Hydrogen sulfide increases hypoxia-inducible factor-1 activity independently of von Hippel-Lindau tumor suppressor-1 in C. elegans

Abstract

Rapid alteration of gene expression in response to environmental changes is essential for normal development and behavior. The transcription factor hypoxia-inducible factor (HIF)-1 is well known to respond to alterations in oxygen availability. In nature, low oxygen environments are often found to contain high levels of hydrogen sulfide (H(2)S).

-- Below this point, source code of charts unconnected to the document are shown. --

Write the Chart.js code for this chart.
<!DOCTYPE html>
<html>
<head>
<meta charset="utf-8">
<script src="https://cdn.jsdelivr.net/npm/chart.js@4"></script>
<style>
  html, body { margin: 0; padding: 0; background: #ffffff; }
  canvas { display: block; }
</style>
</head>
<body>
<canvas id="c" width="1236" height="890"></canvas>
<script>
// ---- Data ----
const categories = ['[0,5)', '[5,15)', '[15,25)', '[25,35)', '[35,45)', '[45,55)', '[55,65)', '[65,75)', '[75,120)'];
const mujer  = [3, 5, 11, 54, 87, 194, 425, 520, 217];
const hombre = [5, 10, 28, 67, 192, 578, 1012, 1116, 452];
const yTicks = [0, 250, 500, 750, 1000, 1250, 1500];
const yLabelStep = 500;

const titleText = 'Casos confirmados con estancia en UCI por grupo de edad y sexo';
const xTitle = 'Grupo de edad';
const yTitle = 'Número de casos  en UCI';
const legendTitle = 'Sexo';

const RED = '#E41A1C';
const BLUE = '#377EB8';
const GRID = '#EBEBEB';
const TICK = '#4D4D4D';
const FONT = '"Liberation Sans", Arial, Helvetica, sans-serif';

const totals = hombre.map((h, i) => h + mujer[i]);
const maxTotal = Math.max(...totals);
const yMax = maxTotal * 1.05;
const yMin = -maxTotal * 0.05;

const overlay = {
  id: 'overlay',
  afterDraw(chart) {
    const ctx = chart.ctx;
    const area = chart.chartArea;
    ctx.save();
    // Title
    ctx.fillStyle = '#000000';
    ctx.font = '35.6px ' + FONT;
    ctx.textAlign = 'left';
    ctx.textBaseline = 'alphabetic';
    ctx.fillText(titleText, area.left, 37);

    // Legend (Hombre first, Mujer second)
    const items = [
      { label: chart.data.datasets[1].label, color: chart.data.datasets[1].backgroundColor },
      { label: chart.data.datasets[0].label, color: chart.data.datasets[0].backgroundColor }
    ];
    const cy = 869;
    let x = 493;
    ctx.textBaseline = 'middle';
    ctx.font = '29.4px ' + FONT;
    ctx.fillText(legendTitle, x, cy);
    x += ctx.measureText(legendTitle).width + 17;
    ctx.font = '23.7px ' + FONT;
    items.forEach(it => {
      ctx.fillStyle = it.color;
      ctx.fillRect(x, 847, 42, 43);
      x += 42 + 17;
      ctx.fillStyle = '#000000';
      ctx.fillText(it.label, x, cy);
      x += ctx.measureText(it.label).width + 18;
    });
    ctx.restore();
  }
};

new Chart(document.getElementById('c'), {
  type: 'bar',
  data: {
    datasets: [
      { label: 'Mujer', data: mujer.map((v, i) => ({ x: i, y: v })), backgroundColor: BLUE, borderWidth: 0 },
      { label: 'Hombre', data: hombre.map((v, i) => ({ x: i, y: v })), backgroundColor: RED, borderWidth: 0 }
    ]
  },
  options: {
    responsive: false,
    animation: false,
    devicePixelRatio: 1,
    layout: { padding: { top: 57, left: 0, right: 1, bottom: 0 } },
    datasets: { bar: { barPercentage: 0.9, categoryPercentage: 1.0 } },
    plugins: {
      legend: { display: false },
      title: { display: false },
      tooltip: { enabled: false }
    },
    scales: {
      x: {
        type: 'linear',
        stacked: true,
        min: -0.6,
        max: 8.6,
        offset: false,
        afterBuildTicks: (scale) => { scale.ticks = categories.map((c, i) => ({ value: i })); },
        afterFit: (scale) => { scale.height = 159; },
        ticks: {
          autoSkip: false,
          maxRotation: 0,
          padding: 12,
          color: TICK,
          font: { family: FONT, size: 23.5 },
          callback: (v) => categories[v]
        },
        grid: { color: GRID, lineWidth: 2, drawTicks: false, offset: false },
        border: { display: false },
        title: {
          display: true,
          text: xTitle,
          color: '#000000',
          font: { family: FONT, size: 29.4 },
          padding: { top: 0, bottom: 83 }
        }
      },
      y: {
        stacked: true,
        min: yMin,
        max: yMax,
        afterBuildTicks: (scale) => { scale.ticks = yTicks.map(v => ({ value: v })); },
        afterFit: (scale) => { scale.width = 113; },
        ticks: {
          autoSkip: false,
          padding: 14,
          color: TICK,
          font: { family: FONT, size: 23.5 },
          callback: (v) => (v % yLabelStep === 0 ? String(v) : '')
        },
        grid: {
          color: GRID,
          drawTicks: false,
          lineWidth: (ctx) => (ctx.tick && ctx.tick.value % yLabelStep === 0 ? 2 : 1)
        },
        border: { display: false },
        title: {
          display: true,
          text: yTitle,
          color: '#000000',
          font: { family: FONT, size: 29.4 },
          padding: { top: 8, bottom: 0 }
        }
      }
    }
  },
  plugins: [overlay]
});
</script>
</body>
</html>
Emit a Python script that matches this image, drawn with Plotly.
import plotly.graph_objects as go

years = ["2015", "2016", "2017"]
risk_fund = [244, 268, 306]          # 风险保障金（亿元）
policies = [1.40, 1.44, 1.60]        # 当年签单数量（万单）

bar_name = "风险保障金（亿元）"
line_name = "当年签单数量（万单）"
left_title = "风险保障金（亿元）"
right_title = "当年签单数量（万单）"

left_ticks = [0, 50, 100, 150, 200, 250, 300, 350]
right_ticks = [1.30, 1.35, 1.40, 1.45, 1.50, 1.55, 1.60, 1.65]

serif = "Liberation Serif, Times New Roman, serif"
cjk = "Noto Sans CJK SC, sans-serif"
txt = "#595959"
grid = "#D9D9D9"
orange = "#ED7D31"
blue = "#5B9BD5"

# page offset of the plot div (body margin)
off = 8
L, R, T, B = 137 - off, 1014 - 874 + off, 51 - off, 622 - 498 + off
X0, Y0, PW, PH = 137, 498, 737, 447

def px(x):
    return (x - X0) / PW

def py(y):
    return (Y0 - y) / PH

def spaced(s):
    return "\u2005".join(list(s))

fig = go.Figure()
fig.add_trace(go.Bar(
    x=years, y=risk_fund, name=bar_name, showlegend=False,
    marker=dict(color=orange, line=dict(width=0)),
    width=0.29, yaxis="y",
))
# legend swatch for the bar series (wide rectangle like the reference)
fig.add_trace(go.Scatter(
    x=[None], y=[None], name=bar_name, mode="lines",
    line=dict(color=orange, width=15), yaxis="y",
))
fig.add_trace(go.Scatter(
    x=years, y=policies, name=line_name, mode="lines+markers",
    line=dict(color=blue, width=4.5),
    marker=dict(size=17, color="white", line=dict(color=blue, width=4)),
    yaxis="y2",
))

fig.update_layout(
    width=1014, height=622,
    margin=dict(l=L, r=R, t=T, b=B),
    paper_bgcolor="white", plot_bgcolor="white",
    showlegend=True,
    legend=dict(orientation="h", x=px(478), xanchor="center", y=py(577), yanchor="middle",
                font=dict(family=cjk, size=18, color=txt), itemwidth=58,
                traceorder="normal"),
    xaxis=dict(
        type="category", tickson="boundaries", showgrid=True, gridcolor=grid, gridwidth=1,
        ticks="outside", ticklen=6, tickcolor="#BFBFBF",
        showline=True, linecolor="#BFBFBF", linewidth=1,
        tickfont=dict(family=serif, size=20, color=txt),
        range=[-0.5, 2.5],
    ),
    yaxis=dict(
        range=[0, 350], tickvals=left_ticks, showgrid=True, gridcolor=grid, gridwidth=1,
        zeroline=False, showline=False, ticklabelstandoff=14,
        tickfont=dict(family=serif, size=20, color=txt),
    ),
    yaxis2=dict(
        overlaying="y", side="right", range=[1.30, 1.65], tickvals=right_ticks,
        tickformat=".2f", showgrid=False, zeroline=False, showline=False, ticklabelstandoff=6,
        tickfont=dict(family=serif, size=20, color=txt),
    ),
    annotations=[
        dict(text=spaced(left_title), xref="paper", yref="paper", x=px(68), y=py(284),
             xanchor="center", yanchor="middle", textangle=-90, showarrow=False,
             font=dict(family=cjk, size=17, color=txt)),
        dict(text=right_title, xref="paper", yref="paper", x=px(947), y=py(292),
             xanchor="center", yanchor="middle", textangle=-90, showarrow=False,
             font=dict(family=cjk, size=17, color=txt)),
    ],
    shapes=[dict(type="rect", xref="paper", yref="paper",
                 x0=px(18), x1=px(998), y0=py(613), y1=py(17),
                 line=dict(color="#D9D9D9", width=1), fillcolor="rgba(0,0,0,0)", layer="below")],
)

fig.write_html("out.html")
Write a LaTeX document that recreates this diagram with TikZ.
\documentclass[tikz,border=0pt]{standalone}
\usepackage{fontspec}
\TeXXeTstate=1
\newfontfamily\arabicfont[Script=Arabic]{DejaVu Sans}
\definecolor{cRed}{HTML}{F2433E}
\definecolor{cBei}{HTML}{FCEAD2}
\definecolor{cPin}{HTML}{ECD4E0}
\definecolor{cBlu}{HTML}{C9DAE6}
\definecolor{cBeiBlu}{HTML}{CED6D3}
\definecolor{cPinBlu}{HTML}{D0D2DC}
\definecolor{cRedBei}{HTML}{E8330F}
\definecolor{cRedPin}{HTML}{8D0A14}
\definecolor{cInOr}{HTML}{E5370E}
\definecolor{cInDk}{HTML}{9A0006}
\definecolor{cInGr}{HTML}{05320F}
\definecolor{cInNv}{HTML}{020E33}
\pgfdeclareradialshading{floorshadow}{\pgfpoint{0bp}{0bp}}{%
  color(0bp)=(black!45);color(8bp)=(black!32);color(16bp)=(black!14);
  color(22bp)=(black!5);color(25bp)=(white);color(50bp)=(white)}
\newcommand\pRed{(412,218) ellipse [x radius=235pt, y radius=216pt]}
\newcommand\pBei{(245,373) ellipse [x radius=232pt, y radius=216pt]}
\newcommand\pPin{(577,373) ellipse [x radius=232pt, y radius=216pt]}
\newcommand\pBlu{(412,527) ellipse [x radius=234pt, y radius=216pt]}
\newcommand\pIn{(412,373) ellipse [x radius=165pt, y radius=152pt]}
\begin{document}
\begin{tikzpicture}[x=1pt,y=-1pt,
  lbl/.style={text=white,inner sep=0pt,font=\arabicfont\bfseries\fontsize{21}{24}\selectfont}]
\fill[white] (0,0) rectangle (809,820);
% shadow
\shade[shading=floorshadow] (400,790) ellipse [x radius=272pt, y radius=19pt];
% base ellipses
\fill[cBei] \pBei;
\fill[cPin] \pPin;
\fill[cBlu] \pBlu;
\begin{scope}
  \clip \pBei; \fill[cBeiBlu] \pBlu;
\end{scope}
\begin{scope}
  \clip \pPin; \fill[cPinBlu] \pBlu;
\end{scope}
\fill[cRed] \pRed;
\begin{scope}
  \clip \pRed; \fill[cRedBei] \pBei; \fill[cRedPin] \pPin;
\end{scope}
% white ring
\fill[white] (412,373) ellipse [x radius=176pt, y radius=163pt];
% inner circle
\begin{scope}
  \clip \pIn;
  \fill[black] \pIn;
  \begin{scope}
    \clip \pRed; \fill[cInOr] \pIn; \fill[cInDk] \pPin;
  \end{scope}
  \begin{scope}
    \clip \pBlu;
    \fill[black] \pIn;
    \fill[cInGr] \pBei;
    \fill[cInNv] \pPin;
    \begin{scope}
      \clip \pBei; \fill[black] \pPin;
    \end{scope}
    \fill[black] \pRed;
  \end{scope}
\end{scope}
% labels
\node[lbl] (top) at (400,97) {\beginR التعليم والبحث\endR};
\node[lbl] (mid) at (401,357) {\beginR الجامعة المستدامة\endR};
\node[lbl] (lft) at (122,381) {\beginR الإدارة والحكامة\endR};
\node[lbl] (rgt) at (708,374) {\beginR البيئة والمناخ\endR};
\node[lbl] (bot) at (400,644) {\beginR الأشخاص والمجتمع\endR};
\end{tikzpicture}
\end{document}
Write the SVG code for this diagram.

Here, we show that Caenorhabditis elegans can have mutually exclusive responses to H(2)S and hypoxia, both involving HIF-1. Specifically, H(2)S results in HIF-1 activity throughout the hypodermis, whereas hypoxia causes HIF-1 activity in the gut as judged by a reporter for HIF-1 activity. C. elegans require hif-1 to survive in room air containing trace amounts of H(2)S. Exposure to H(2)S results in HIF-1 nuclear localization and transcription of HIF-1 targets. The effects of H(2)S on HIF-1 reporter activity are independent of von Hippel-Lindau tumor suppressor (VHL)-1, whereas VHL-1 is required for hypoxic regulation of HIF-1 reporter activity. Because H(2)S is naturally produced by animal cells, our results suggest that endogenous H(2)S may influence HIF-1 activity.

Figure 1.

HIF-1 protein levels increase when worms are exposed to H₂S. (A) A representative Western blot analysis shows HIF-1 protein increases when worms are exposed to 50 ppm H₂S or 0.5% O₂. The blots were stripped and reprobed with an anti-actin antibody to confirm equivalent amounts of total protein. The size markers are shown in kilodaltons. (B) Average increase in signal relative to control ± SD of three independent experiments. *p < 0.05 (Student's t test) compared with air-treated animals.

Figure 2.

H₂S exposure causes HIF-1 nuclear localization. Both H₂S and hypoxia (0.5% O₂) treatment induce HIF-1 nuclear localization throughout the animal. Images are stacks of all nuclei visible with DAPI staining. Animals were stained with anti-Ce-Hif-1 antibody (a, d, and g) and DAPI (b, e, and h) to visualize nuclei. Hypodermal nuclei (tailless arrows) and intestinal nuclei (tailed arrows) are clearly observed in the merged images (c, f, and i). (A) Anterior of the worm. (B) Posterior of the worm. Bars, 50 μm.

Figure 3.

H₂S exposure increases expression of NHR-57::GFP. A midfocal plane of a fluorescent confocal photomicrograph and Nomarski micrograph. Fluorescence is not apparent in untreated L4 nhr-57::gfp(iaIs07) transgenic animals. An nhr-57::gfp(iaIs07) animal exposed to hypoxia exhibits HIF-1 activity in the in the gut but absent in the hypodermis. At 1 h into H₂S treatment, fluorescence is apparent in the hypodermis throughout the animal but undetectable in the gut. Fluorescence becomes more intense until 3 h into exposure. nhr-57::gfp(iaIs07); hif-1(ia04) animals fail to show any fluorescence, regardless of H₂S treatment. Bar, 40 μm.

Figure 4.

H₂S exposure increases mRNA levels of HIF-1 target genes. Real-time reverse transcription-PCR was used to quantitate mRNA levels of HIF-1 target genes in wild-type or hif-1(ia04) worms exposed to H₂S or hypoxia. The cDNA of nhr-57 (A) or K10H10.2 (B) is shown as the average increase ± SD relative to sir-2.1 cDNA levels, which do not change during H₂S exposure.

Figure 5.

H₂S dependent HIF-1 activity is independent of VHL-1. nhr-57::gfp(iaIs07); egl-9(sa307) exhibits intense fluorescence is apparent throughout the animal, including in the hypodermis and the gut. 100 Untreated nhr-57::gfp(iaIs07); vhl-1(ok161) animals show basal GFP expression in the gut and H₂S treatment induces hypodermal expression. These results are representative of 100 of 100 worms examined for each panel. Bar, 40 μm.